In Hampton's two years at the MacKenzie, he implemented an artistic vision for the gallery’s programs centered around radical diversity, cultural health, writing art histories, and transformation. He helped build a new digital lab and initiative helmed by Cat Bluemke and Jonathan Carroll; developed a Mitacs partnership with the University of Regina focusing on decolonial curatorial practices, which included the appointment of Felicia Gay as Curatorial Fellow; oversaw the restructure of the Indigenous Advisory Circle and the appointment of the Gallery's first Elder in Residence, Betty McKenna; chaired the newly formed Equity Task Force; and worked alongside the University of Regina and artist Divya Mehra on the first ever repatriation from the Norman MacKenzie collection of art.
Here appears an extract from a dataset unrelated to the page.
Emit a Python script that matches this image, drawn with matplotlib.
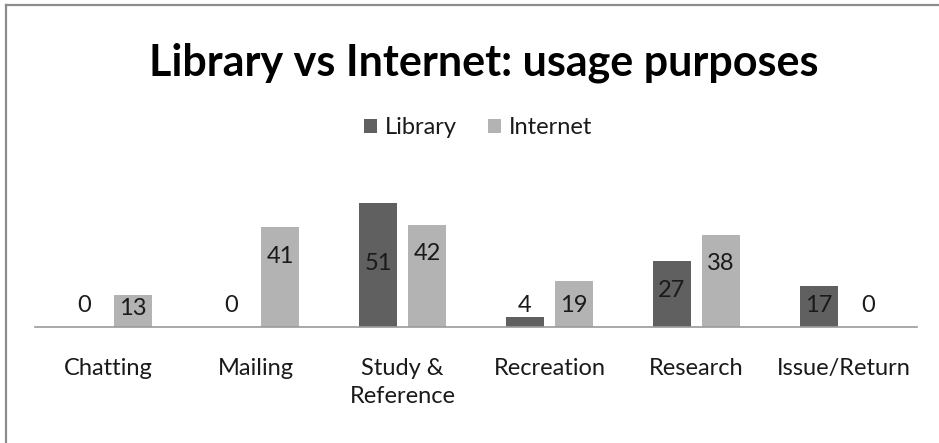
import matplotlib.pyplot as plt
import numpy as np
from matplotlib.lines import Line2D

categories = ['Chatting', 'Mailing', 'Study &\nReference', 'Recreation', 'Research', 'Issue/Return']
library = [0, 0, 51, 4, 27, 17]
internet = [13, 41, 42, 19, 38, 0]

DARK = '#606060'
LIGHT = '#b3b3b3'
TXT = '#1a1a1a'
plt.rcParams['font.family'] = ['Lato', 'DejaVu Sans']

fig = plt.figure(figsize=(9.39, 4.43), dpi=100)
ax = fig.add_axes([35 / 939, 116 / 443, 882 / 939, 146 / 443])

x = np.arange(len(categories))
w = 0.26
off = 0.167
b1 = ax.bar(x - off, library, w, color=DARK, label='Library')
b2 = ax.bar(x + off, internet, w, color=LIGHT, label='Internet')


def label_y(v):
    # value text sits inside the top of the bar, or just above the axis for short bars
    return max(v - 12, 9)


nudge = {(0, 2): -13, (1, 0): -1.5}
for s, vals in enumerate([library, internet]):
    for i, v in enumerate(vals):
        xpos = x[i] + (off if s else -off)
        ax.text(xpos, label_y(v) + nudge.get((s, i), 0), str(v), ha='center', va='center',
                fontsize=17, color=TXT)

ax.set_xlim(-0.5, len(categories) - 0.5)
ax.set_ylim(0, 60)
ax.set_yticks([])
ax.set_xticks(x)
ax.set_xticklabels(categories, fontsize=17, color=TXT, linespacing=1.45)
ax.tick_params(axis='x', length=0, pad=22)
for side in ['top', 'right', 'left']:
    ax.spines[side].set_visible(False)
ax.spines['bottom'].set_color('#9a9a9a')
ax.spines['bottom'].set_linewidth(1.2)

fig.text(484 / 939, 1 - 63 / 443, 'Library vs Internet: usage purposes', ha='center', va='center',
         fontsize=31, fontweight='bold', color='black')
fig.legend(handles=[b1, b2], loc='center', bbox_to_anchor=(478 / 939, 1 - 128 / 443), ncol=2,
           frameon=False, fontsize=17, handlelength=0.55, handleheight=0.55,
           handletextpad=0.35, columnspacing=1.3, labelcolor=TXT)

# outer chart frame (top and left edges)
fig.add_artist(Line2D([6 / 939, 1], [1 - 5 / 443] * 2, color='#8c8c8c', lw=1.6, transform=fig.transFigure))
fig.add_artist(Line2D([6 / 939] * 2, [0, 1 - 5 / 443], color='#8c8c8c', lw=1.6, transform=fig.transFigure))

fig.savefig('out.png', dpi=100, facecolor='white')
“Since John joined our team at the Gallery in 2018, the MacKenzie has become an agent of change. John’s direction of the programming department has seen the implementation of new innovative digital programs and activities — work that has become even more vital over the past year, enabling us to continue to create transformative experiences of the world through art for our communities, even amidst the challenges of a pandemic,” says Nathan Schissel, President of the MacKenzie’s Board of Trustees, in announcing the Board’s decision. “John’s leadership and achievements at the Gallery have been invaluable over the past several years, and we are confident in his ability to enhance the MacKenzie’s strategic initiatives and objectives, inspire our community, and strengthen our role as a community leader in Saskatchewan and across Canada.”

John G. Hampton (they/them or he/him) is a curator, artist, and administrator who joined the MacKenzie team as Director of Programs in October 2018. He holds a Masters of Visual Studies – Curatorial Studies from the University of Toronto, and a BA in Visual Arts from the University of Regina. John is a citizen of the Chickasaw Nation, the United States, and Canada, and grew up in Regina. He has previously held positions as Executive Director of the Art Gallery of Southwestern Manitoba, Artistic Director of Trinity Square Video, and Curator at Neutral Ground Artist Run Centre. In addition to his role at the MacKenzie Art Gallery, Hampton holds an adjunct curator appointment at the Art Museum at the University of Toronto, adjunct professorship at the University of Regina, and is the co-chair of the Indigenous Curatorial Collective board of directors.

About The MacKenzie

The MacKenzie Art Gallery is reinventing the role of the public art gallery, using art and experiences to shed new light on the world. With a permanent collection that spans 5,000 years and nearly 5,000 works of art, we encompass both the University of Regina’s vast collection and one of Canada’s largest collections of Indigenous art, the Kampelmacher Memorial Collection. Through art, education, and immersive programming, we bring fresh perspectives that transform how people experience history, themselves, and each other.  

The MacKenzie is located in Wascana Park, Canada’s largest urban park, and rests within Treaty Four territory, the traditional territory of the Cree, Saulteaux, Lakota, Dakota, and Nakota people, and the homeland of the Métis Nation. We are generously supported by the South Saskatchewan Community Foundation, Canada Council for the Arts, SaskCulture, City of Regina, University of Regina, and the Saskatchewan Arts Board.